◆ Dataset content
————

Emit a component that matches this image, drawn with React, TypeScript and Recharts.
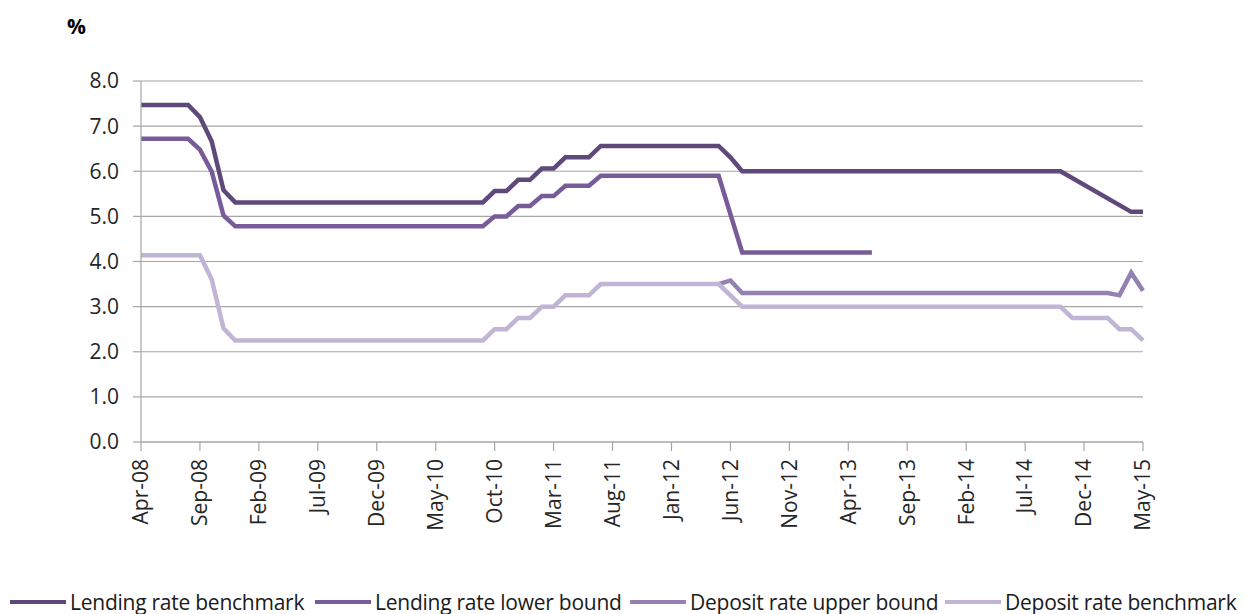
import { LineChart, Line, XAxis, YAxis, CartesianGrid } from 'recharts'

const MONTHS = [
  'Apr-08', 'May-08', 'Jun-08', 'Jul-08', 'Aug-08', 'Sep-08', 'Oct-08', 'Nov-08', 'Dec-08',
  'Jan-09', 'Feb-09', 'Mar-09', 'Apr-09', 'May-09', 'Jun-09', 'Jul-09', 'Aug-09', 'Sep-09', 'Oct-09', 'Nov-09', 'Dec-09',
  'Jan-10', 'Feb-10', 'Mar-10', 'Apr-10', 'May-10', 'Jun-10', 'Jul-10', 'Aug-10', 'Sep-10', 'Oct-10', 'Nov-10', 'Dec-10',
  'Jan-11', 'Feb-11', 'Mar-11', 'Apr-11', 'May-11', 'Jun-11', 'Jul-11', 'Aug-11', 'Sep-11', 'Oct-11', 'Nov-11', 'Dec-11',
  'Jan-12', 'Feb-12', 'Mar-12', 'Apr-12', 'May-12', 'Jun-12', 'Jul-12', 'Aug-12', 'Sep-12', 'Oct-12', 'Nov-12', 'Dec-12',
  'Jan-13', 'Feb-13', 'Mar-13', 'Apr-13', 'May-13', 'Jun-13', 'Jul-13', 'Aug-13', 'Sep-13', 'Oct-13', 'Nov-13', 'Dec-13',
  'Jan-14', 'Feb-14', 'Mar-14', 'Apr-14', 'May-14', 'Jun-14', 'Jul-14', 'Aug-14', 'Sep-14', 'Oct-14', 'Nov-14', 'Dec-14',
  'Jan-15', 'Feb-15', 'Mar-15', 'Apr-15', 'May-15',
]

// 1-year lending benchmark; gaps (null) at the end are joined by a straight line as in the source
const LENDING_BENCHMARK: (number | null)[] = [
  7.47, 7.47, 7.47, 7.47, 7.47, 7.2, 6.66, 5.58, 5.31,
  5.31, 5.31, 5.31, 5.31, 5.31, 5.31, 5.31, 5.31, 5.31, 5.31, 5.31, 5.31,
  5.31, 5.31, 5.31, 5.31, 5.31, 5.31, 5.31, 5.31, 5.31, 5.56, 5.56, 5.81,
  5.81, 6.06, 6.06, 6.31, 6.31, 6.31, 6.56, 6.56, 6.56, 6.56, 6.56, 6.56,
  6.56, 6.56, 6.56, 6.56, 6.56, 6.31, 6.0, 6.0, 6.0, 6.0, 6.0, 6.0,
  6.0, 6.0, 6.0, 6.0, 6.0, 6.0, 6.0, 6.0, 6.0, 6.0, 6.0, 6.0,
  6.0, 6.0, 6.0, 6.0, 6.0, 6.0, 6.0, 6.0, 6.0, 6.0, null, null,
  null, null, null, 5.1, 5.1,
]

const LENDING_LOWER: (number | null)[] = [
  6.72, 6.72, 6.72, 6.72, 6.72, 6.48, 5.99, 5.02, 4.78,
  4.78, 4.78, 4.78, 4.78, 4.78, 4.78, 4.78, 4.78, 4.78, 4.78, 4.78, 4.78,
  4.78, 4.78, 4.78, 4.78, 4.78, 4.78, 4.78, 4.78, 4.78, 5.0, 5.0, 5.23,
  5.23, 5.45, 5.45, 5.68, 5.68, 5.68, 5.9, 5.9, 5.9, 5.9, 5.9, 5.9,
  5.9, 5.9, 5.9, 5.9, 5.9, 5.05, 4.2, 4.2, 4.2, 4.2, 4.2, 4.2,
  4.2, 4.2, 4.2, 4.2, 4.2, 4.2, null, null, null, null, null, null,
  null, null, null, null, null, null, null, null, null, null, null, null,
  null, null, null, null, null,
]

const DEPOSIT_UPPER: (number | null)[] = [
  null, null, null, null, null, null, null, null, null,
  null, null, null, null, null, null, null, null, null, null, null, null,
  null, null, null, null, null, null, null, null, null, null, null, null,
  null, null, null, null, null, null, null, null, null, null, null, null,
  null, null, null, null, 3.5, 3.58, 3.3, 3.3, 3.3, 3.3, 3.3, 3.3,
  3.3, 3.3, 3.3, 3.3, 3.3, 3.3, 3.3, 3.3, 3.3, 3.3, 3.3, 3.3,
  3.3, 3.3, 3.3, 3.3, 3.3, 3.3, 3.3, 3.3, 3.3, 3.3, 3.3, 3.3,
  3.3, 3.3, 3.25, 3.75, 3.35,
]

const DEPOSIT_BENCHMARK: (number | null)[] = [
  4.14, 4.14, 4.14, 4.14, 4.14, 4.14, 3.6, 2.52, 2.25,
  2.25, 2.25, 2.25, 2.25, 2.25, 2.25, 2.25, 2.25, 2.25, 2.25, 2.25, 2.25,
  2.25, 2.25, 2.25, 2.25, 2.25, 2.25, 2.25, 2.25, 2.25, 2.5, 2.5, 2.75,
  2.75, 3.0, 3.0, 3.25, 3.25, 3.25, 3.5, 3.5, 3.5, 3.5, 3.5, 3.5,
  3.5, 3.5, 3.5, 3.5, 3.5, 3.25, 3.0, 3.0, 3.0, 3.0, 3.0, 3.0,
  3.0, 3.0, 3.0, 3.0, 3.0, 3.0, 3.0, 3.0, 3.0, 3.0, 3.0, 3.0,
  3.0, 3.0, 3.0, 3.0, 3.0, 3.0, 3.0, 3.0, 3.0, 3.0, 2.75, 2.75,
  2.75, 2.75, 2.5, 2.5, 2.25,
]

const Y_TICKS = [0, 1, 2, 3, 4, 5, 6, 7, 8]

const SERIES = [
  { key: 'lendingBenchmark', name: 'Lending rate benchmark', color: '#5f497a', connect: true },
  { key: 'lendingLower', name: 'Lending rate lower bound', color: '#785c99', connect: false },
  { key: 'depositUpper', name: 'Deposit rate upper bound', color: '#9580b2', connect: false },
  { key: 'depositBenchmark', name: 'Deposit rate benchmark', color: '#c0b5d4', connect: false },
]

const FONT = '"Open Sans", "Liberation Sans", sans-serif'

const data = MONTHS.map((m, i) => ({
  month: m,
  lendingBenchmark: LENDING_BENCHMARK[i],
  lendingLower: LENDING_LOWER[i],
  depositUpper: DEPOSIT_UPPER[i],
  depositBenchmark: DEPOSIT_BENCHMARK[i],
}))

function MonthTick({ x, y, payload }: any) {
  return (
    <g transform={`translate(${x},${y + 8})`}>
      <text transform="rotate(-90)" textAnchor="end" dy="0.35em" fill="#262626" fontSize={21} fontFamily={FONT}>
        {payload.value}
      </text>
    </g>
  )
}

export default function App() {
  return (
    <div style={{ position: 'absolute', left: 0, top: 0, width: 1246, height: 614, background: '#fff', fontFamily: FONT }}>
      <div style={{ position: 'absolute', left: 67, top: 12, fontSize: 21, fontWeight: 700, color: '#000' }}>%</div>
      <LineChart width={1246} height={570} data={data} margin={{ top: 81, right: 103, left: 0, bottom: 0 }}>
        <CartesianGrid vertical={false} stroke="#a6a6a6" strokeWidth={1.2} />
        <XAxis
          dataKey="month"
          interval={4}
          height={128}
          tick={<MonthTick />}
          tickSize={9}
          tickMargin={0}
          stroke="#a6a6a6"
          strokeWidth={1.2}
        />
        <YAxis
          domain={[0, 8]}
          ticks={Y_TICKS}
          width={141}
          tickSize={8}
          tickMargin={14}
          stroke="#a6a6a6"
          strokeWidth={1.2}
          tick={{ fontSize: 21, fill: '#262626', fontFamily: FONT }}
          tickFormatter={(v: number) => v.toFixed(1)}
        />
        {SERIES.map(s => (
          <Line
            key={s.key}
            dataKey={s.key}
            name={s.name}
            type="linear"
            stroke={s.color}
            strokeWidth={4.5}
            dot={false}
            connectNulls={s.connect}
            isAnimationActive={false}
          />
        ))}
      </LineChart>
      <div style={{ position: 'absolute', left: 10, top: 588, display: 'flex', alignItems: 'center', whiteSpace: 'nowrap' }}>
        {SERIES.map((s, i) => (
          <div key={s.key} style={{ display: 'flex', alignItems: 'center', width: i === 0 ? 305 : 315 }}>
            <div style={{ width: 56, height: 4, background: s.color, marginRight: 4 }} />
            <span style={{ fontSize: 21, letterSpacing: -0.25, color: '#1a1a1a' }}>{s.name}</span>
          </div>
        ))}
      </div>
    </div>
  )
}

————

◆ Short task
Without the pictures, return the listing above from its first line through the line that has "XAxis, YAxis, CartesianGrid".

◆ Finished task
Emit a component that matches this image, drawn with React, TypeScript and Recharts.
import { LineChart, Line, XAxis, YAxis, CartesianGrid } from 'recharts'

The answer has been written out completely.